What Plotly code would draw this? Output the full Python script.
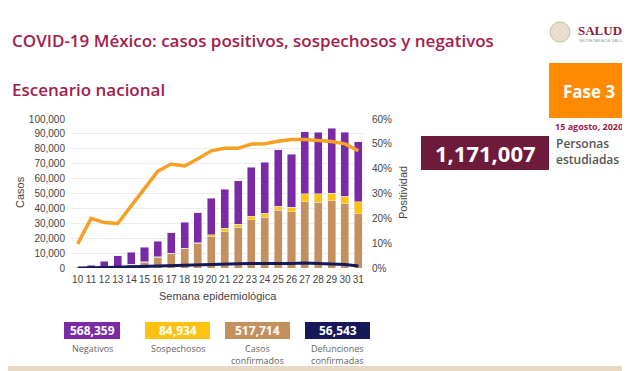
import plotly.graph_objects as go

weeks = list(range(10, 32))
confirmados = [50, 150, 500, 1000, 2500, 4000, 7200, 9600, 12800, 16500, 21000,
               24400, 27300, 32400, 34200, 38700, 37800, 44500, 44100, 45000, 43200, 36400]
sospechosos = [0, 20, 50, 100, 150, 200, 250, 300, 400, 500, 1300,
               2200, 2000, 2500, 2500, 2900, 3100, 5200, 5600, 5300, 4900, 8100]
negativos = [250, 1830, 3950, 7200, 7850, 9700, 10650, 13800, 17400, 20200, 24400,
             26200, 29100, 32700, 34400, 37800, 35600, 41600, 41300, 43400, 42900, 40300]
defunciones = [0, 50, 200, 500, 800, 1100, 1500, 1800, 2100, 2400, 2600,
               2800, 2900, 3100, 3000, 3100, 3000, 3300, 3100, 2900, 2400, 1300]
positividad = [9.7, 20, 18.3, 17.9, 25, 32, 39, 41.9, 41.1, 44, 47.2,
               48.2, 48.2, 49.9, 50, 51, 51.7, 51.7, 51.4, 50.9, 50, 47.2]

totales = ["568,359", "84,934", "517,714", "56,543"]
etiquetas = ["Negativos", "Sospechosos", "Casos<br>confirmados", "Defunciones<br>confirmadas"]

C_NEG = "#7B2AA6"
C_SOS = "#FFC20E"
C_CONF = "#C4915E"
C_DEF = "#15195A"
C_POS = "#F5A025"
CRIMSON = "#A3204C"
MAROON = "#6E1A3A"

OFF = 8  # browser body margin
W, H = 630 - OFF, 371 - OFF
L, R, T, B = 71, 365, 119, 268  # page pixel coords of plot area

def px(x):
    return (x - L) / (R - L)

def py(y):
    return (B - y) / (B - T)

fig = go.Figure()
fig.add_trace(go.Bar(x=weeks, y=confirmados, marker_color=C_CONF, width=0.6, name="Casos confirmados"))
fig.add_trace(go.Bar(x=weeks, y=sospechosos, marker_color=C_SOS, width=0.6, name="Sospechosos"))
fig.add_trace(go.Bar(x=weeks, y=negativos, marker_color=C_NEG, width=0.6, name="Negativos"))
fig.add_trace(go.Scatter(x=weeks, y=defunciones, mode="lines", line=dict(color=C_DEF, width=3), name="Defunciones"))
fig.add_trace(go.Scatter(x=weeks, y=positividad, mode="lines", yaxis="y2",
                         line=dict(color=C_POS, width=3.5), name="Positividad"))

tick_font = dict(family="Liberation Sans, Arial", size=10, color="#444")

fig.update_layout(
    width=W, height=H,
    margin=dict(l=L - OFF, r=630 - R, t=T - OFF, b=371 - B, pad=0),
    paper_bgcolor="white", plot_bgcolor="white",
    barmode="stack", showlegend=False,
    xaxis=dict(range=[9.5, 31.5], tickmode="array", tickvals=weeks, ticktext=[str(w) for w in weeks],
               tickangle=0, showgrid=False, zeroline=False, tickfont=tick_font, ticks="", ticklen=0,
               ticklabelstandoff=4),
    yaxis=dict(range=[0, 100000], dtick=10000, tickformat=",", showgrid=True, gridcolor="#ebebeb",
               zeroline=False, tickfont=tick_font, ticks="", ticklabelstandoff=5),
    yaxis2=dict(range=[0, 60], dtick=10, ticksuffix="%", overlaying="y", side="right",
                showgrid=False, zeroline=False, tickfont=tick_font, ticks="", ticklabelstandoff=6),
)

ann = []
hdr = "Open Sans, Noto Sans, sans-serif"

def A(x, y, text, size, color, weight=400, family=hdr, xanchor="center", yanchor="middle", **kw):
    ann.append(dict(x=px(x), y=py(y), xref="paper", yref="paper", text=text, showarrow=False,
                    xanchor=xanchor, yanchor=yanchor,
                    font=dict(family=family, size=size, color=color, weight=weight), **kw))

A(10, 40, "COVID-19 México: casos positivos, sospechosos y negativos", 17, CRIMSON, 600, xanchor="left")
A(10, 89, "Escenario nacional", 17, CRIMSON, 600, xanchor="left")
A(20, 192, "Casos", 11, "#444", family="Liberation Sans, Arial", textangle=-90)
A(403, 193, "Positividad", 11, "#444", family="Liberation Sans, Arial", textangle=-90)
A(218, 296, "Semana epidemiológica", 11, "#444", family="Liberation Sans, Arial")

shapes = []

def S(x0, x1, y0, y1, color, kind="rect", line=None):
    shapes.append(dict(type=kind, xref="paper", yref="paper", x0=px(x0), x1=px(x1), y0=py(y1), y1=py(y0),
                       fillcolor=color, line=line or dict(width=0), layer="above"))

# Fase 3 box
S(549, 629, 63, 118, "#FF8A00")
A(589, 91, "Fase 3", 17, "white", 700)
A(589, 126, "15 agosto, 2020", 9, CRIMSON, 700)
# SALUD logo
S(550, 570, 22, 42, "#e8ddd0", kind="circle", line=dict(color="#c8b8a4", width=1))
A(576, 30, "SALUD", 13, "#8a1c3c", 700, family="Liberation Serif, serif", xanchor="left")
A(577, 40, "SECRETARÍA DE SALUD", 4, "#999", family="Liberation Sans, Arial", xanchor="left")
# Personas box
S(421, 549, 136, 170, MAROON)
A(485, 153, "1,171,007", 22, "white", 700)
A(554, 151, "Personas<br>estudiadas", 12, "#555", 600, xanchor="left", align="left")

# Bottom summary boxes
boxes = [(64, 120, C_NEG), (145, 210, C_SOS), (225, 290, C_CONF), (305, 370, C_DEF)]
for (x0, x1, col), val, lab in zip(boxes, totales, etiquetas):
    S(x0, x1, 322, 339, col)
    A((x0 + x1) / 2, 330.5, val, 12, "white", 700)
    A((x0 + x1) / 2, 340, lab, 9, "#666", yanchor="top")
# bottom stripe
S(OFF, 630, 366, 371, "#e9d9c2")

fig.update_layout(annotations=ann, shapes=shapes)
fig.write_html("out.html")
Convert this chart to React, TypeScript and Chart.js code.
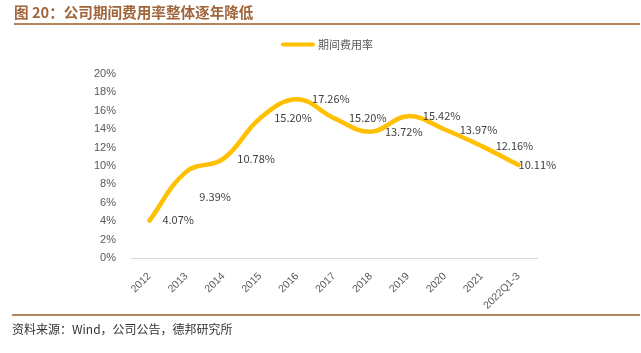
import React, { useEffect, useRef } from "react";
import { Chart, registerables } from "chart.js";

Chart.register(...registerables);

const categories = ["2012", "2013", "2014", "2015", "2016", "2017", "2018", "2019", "2020", "2021", "2022Q1-3"];
const expenseRate = [4.07, 9.39, 10.78, 15.2, 17.26, 15.2, 13.72, 15.42, 13.97, 12.16, 10.11];
const yTicks = [0, 2, 4, 6, 8, 10, 12, 14, 16, 18, 20];
const seriesName = "期间费用率";
const titleText = "图 20：公司期间费用率整体逐年降低";
const sourceText = "资料来源：Wind，公司公告，德邦研究所";

const labelOffsets: [number, number][] = [
  [13, -1], [13, 25], [14, 0], [14, 0], [15, 0], [15, 0], [14, 0], [15, 0], [15, 0], [14, 0], [0, 0],
];

const LINE_COLOR = "#FFC000";

const decorPlugin = {
  id: "decor",
  afterDraw(chart: any) {
    const ctx = chart.ctx as CanvasRenderingContext2D;
    ctx.save();
    ctx.fillStyle = "#A0653A";
    ctx.font = "bold 14.6px 'Noto Sans CJK SC', sans-serif";
    ctx.textBaseline = "middle";
    ctx.textAlign = "left";
    ctx.fillText(titleText, 14, 12);
    ctx.fillStyle = "#B5865C";
    ctx.fillRect(14, 23, 626, 2);
    ctx.fillRect(12, 314, 628, 2);
    ctx.fillStyle = "#333333";
    ctx.font = "12px 'Noto Sans CJK SC', sans-serif";
    ctx.fillText(sourceText, 12, 329);
    ctx.strokeStyle = LINE_COLOR;
    ctx.lineWidth = 4;
    ctx.lineCap = "round";
    ctx.beginPath();
    ctx.moveTo(283, 44.5);
    ctx.lineTo(313, 44.5);
    ctx.stroke();
    ctx.fillStyle = "#595959";
    ctx.font = "11px 'Noto Sans CJK SC', sans-serif";
    ctx.fillText(seriesName, 318, 45);
    const meta = chart.getDatasetMeta(0);
    ctx.fillStyle = "#404040";
    ctx.font = "11px 'Noto Sans CJK SC', sans-serif";
    ctx.textAlign = "left";
    ctx.textBaseline = "middle";
    meta.data.forEach((pt: any, i: number) => {
      const [dx, dy] = labelOffsets[i] || [13, 0];
      ctx.fillText(expenseRate[i].toFixed(2) + "%", pt.x + dx, pt.y + dy);
    });
    ctx.restore();
  },
};

export default function App() {
  const ref = useRef<HTMLCanvasElement>(null);
  useEffect(() => {
    if (!ref.current) return;
    const chart = new Chart(ref.current, {
      type: "line",
      data: {
        labels: categories,
        datasets: [
          {
            label: seriesName,
            data: expenseRate,
            borderColor: LINE_COLOR,
            backgroundColor: LINE_COLOR,
            borderWidth: 4.5,
            pointRadius: 0,
            tension: 0.4,
            cubicInterpolationMode: "default",
            borderCapStyle: "round",
          },
        ],
      },
      options: {
        responsive: false,
        animation: false,
        devicePixelRatio: 1,
        layout: { padding: { top: 74, right: 104, left: 0, bottom: 0 } },
        plugins: {
          legend: { display: false },
          tooltip: { enabled: false },
          title: { display: false },
        },
        scales: {
          x: {
            offset: true,
            grid: { display: false },
            border: { display: true, color: "#D9D9D9", width: 1 },
            ticks: {
              color: "#595959",
              font: { family: "'Liberation Sans', Arial, sans-serif", size: 10.5 },
              minRotation: 45,
              maxRotation: 45,
              autoSkip: false,
              padding: 4,
            },
            afterFit(scale: any) {
              scale.height = 95;
            },
          },
          y: {
            min: 0,
            max: 20,
            grid: { display: false },
            border: { display: false },
            afterBuildTicks(scale: any) {
              scale.ticks = yTicks.map((v) => ({ value: v }));
            },
            ticks: {
              color: "#595959",
              font: { family: "'Liberation Sans', Arial, sans-serif", size: 11 },
              padding: 7,
              callback: (v: any) => v + "%",
            },
            afterFit(scale: any) {
              scale.width = 131;
            },
          },
        },
      },
      plugins: [decorPlugin],
    });
    return () => chart.destroy();
  }, []);
  return (
    <div style={{ position: "absolute", left: 0, top: 0, width: 641, height: 353, background: "#fff" }}>
      <canvas ref={ref} width={641} height={353} style={{ display: "block" }} />
    </div>
  );
}
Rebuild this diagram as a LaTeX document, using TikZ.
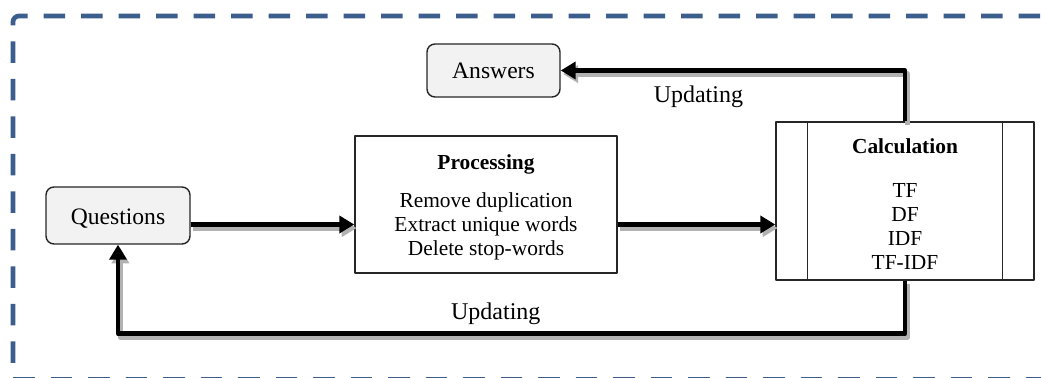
\documentclass[tikz,border=0pt]{standalone}
\usepackage{fontspec}
\setmainfont{Liberation Serif}
\usetikzlibrary{arrows.meta,calc}
\definecolor{frameblue}{RGB}{59,94,140}
\definecolor{termgray}{RGB}{242,242,242}
\begin{document}
\begin{tikzpicture}[x=0.5pt, y=-0.5pt, line join=round,
	frame/.style={draw=frameblue, line width=2.35pt, rounded corners=3pt, dash pattern=on 10.75pt off 8pt},
	term/.style={draw=black!85, line width=0.7pt, fill=termgray, rounded corners=4pt, inner sep=0pt, font=\fontsize{11.8}{14}\selectfont},
	stepbox/.style={draw=black!85, line width=0.7pt, fill=white, inner sep=0pt, align=center, font=\fontsize{10.7}{12}\selectfont},
	flow/.style={line width=2.25pt, -{Triangle[length=7.5pt,width=8.5pt]},
		preaction={draw=black!30, line width=2.6pt, transform canvas={shift={(1.2pt,-1.8pt)}}}},
	lbl/.style={inner sep=0pt, font=\fontsize{12}{14}\selectfont}]
	\useasboundingbox (0,0) rectangle (1041,378);
	\clip (0,0) rectangle (1041,378);
	% dashed frame
	\draw[frame, dash phase=10.75pt] (13,379) -- (13,16) -- (1060,16);
	\draw[frame] (13,379) -- (1060,379);
	% nodes
	\node[term, minimum width=72pt, minimum height=28.5pt] (quest) at (118,215.5) {\rule{0pt}{11pt}Questions};
	\node[term, minimum width=66.5pt, minimum height=26.5pt] (answ) at (493.5,70.5) {Answers};
	\node[stepbox, minimum width=131pt, minimum height=68.5pt] (proc) at (486,204.5)
		{\rule{0pt}{10.5pt}\textbf{Processing}\\[7pt] Remove duplication\\ Extract unique words\\ Delete stop-words};
	\node[stepbox, minimum width=129pt, minimum height=79pt] (calcu) at (905,201)
		{\rule{0pt}{10.5pt}\textbf{Calculation}\\[10pt] TF\\ DF\\ IDF\\ TF-IDF};
	\draw[line width=0.7pt, black!85] ($(calcu.north west)+(32,0)$) -- ($(calcu.south west)+(32,0)$)
		($(calcu.north east)+(-32,0)$) -- ($(calcu.south east)+(-32,0)$);
	% arrows
	\draw[flow] ([yshift=-4.5pt]quest.east) -- ([yshift=-10pt]proc.west);
	\draw[flow] ([yshift=-10pt]proc.east) -- ([yshift=-11.75pt]calcu.west);
	\draw[flow] (calcu.north) |- node[lbl, pos=0.8, yshift=-13pt] {Updating} (answ.east);
	\draw[flow] (calcu.south) -- ++(0,53) -| node[lbl, pos=0.26, yshift=10pt] {Updating} (quest.south);
\end{tikzpicture}
\end{document}
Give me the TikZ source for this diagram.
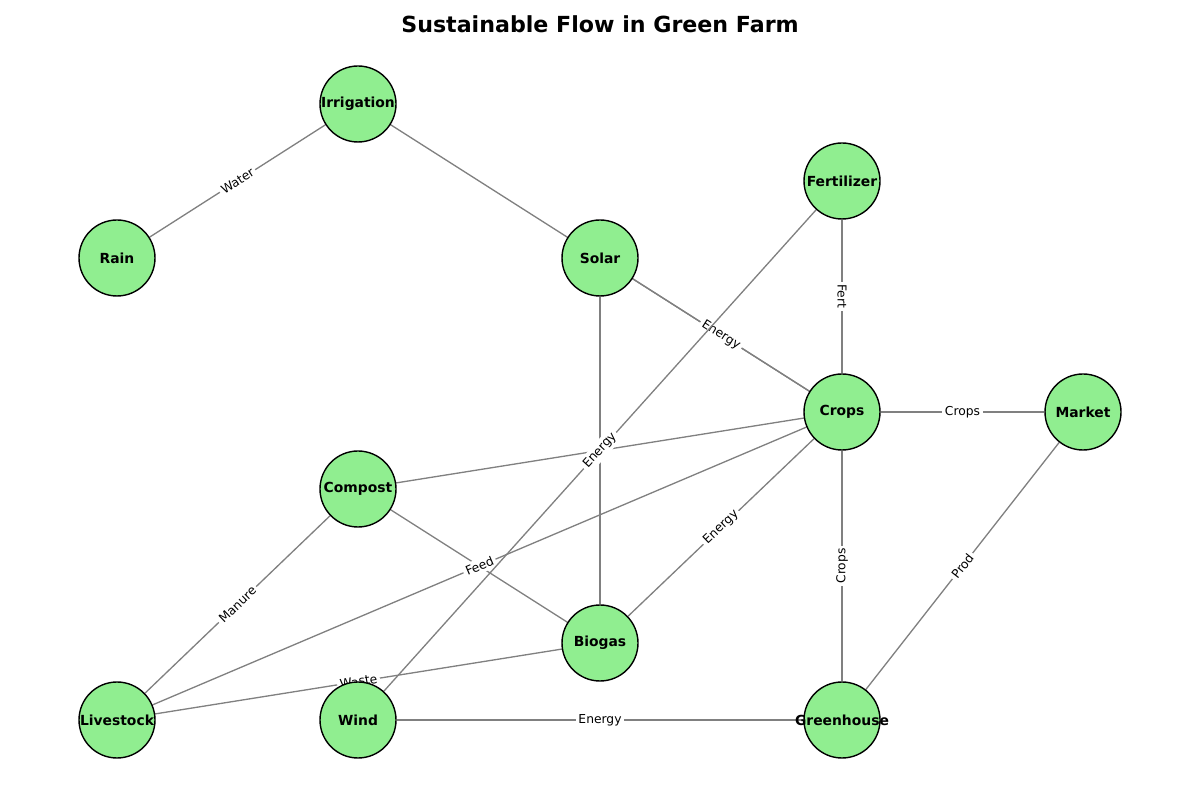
****
§ **What to work on**:
Restate the data word for word from its first line through the line with "48.2, 48.2, 49.9, 50, 51, 51.7, 51.7, 51.4, 50.9, 50, 47.2]", leaving out any picture along the way.

§ **Written answer**:
What Plotly code would draw this? Output the full Python script.
import plotly.graph_objects as go

weeks = list(range(10, 32))
confirmados = [50, 150, 500, 1000, 2500, 4000, 7200, 9600, 12800, 16500, 21000,
               24400, 27300, 32400, 34200, 38700, 37800, 44500, 44100, 45000, 43200, 36400]
sospechosos = [0, 20, 50, 100, 150, 200, 250, 300, 400, 500, 1300,
               2200, 2000, 2500, 2500, 2900, 3100, 5200, 5600, 5300, 4900, 8100]
negativos = [250, 1830, 3950, 7200, 7850, 9700, 10650, 13800, 17400, 20200, 24400,
             26200, 29100, 32700, 34400, 37800, 35600, 41600, 41300, 43400, 42900, 40300]
defunciones = [0, 50, 200, 500, 800, 1100, 1500, 1800, 2100, 2400, 2600,
               2800, 2900, 3100, 3000, 3100, 3000, 3300, 3100, 2900, 2400, 1300]
positividad = [9.7, 20, 18.3, 17.9, 25, 32, 39, 41.9, 41.1, 44, 47.2,
               48.2, 48.2, 49.9, 50, 51, 51.7, 51.7, 51.4, 50.9, 50, 47.2]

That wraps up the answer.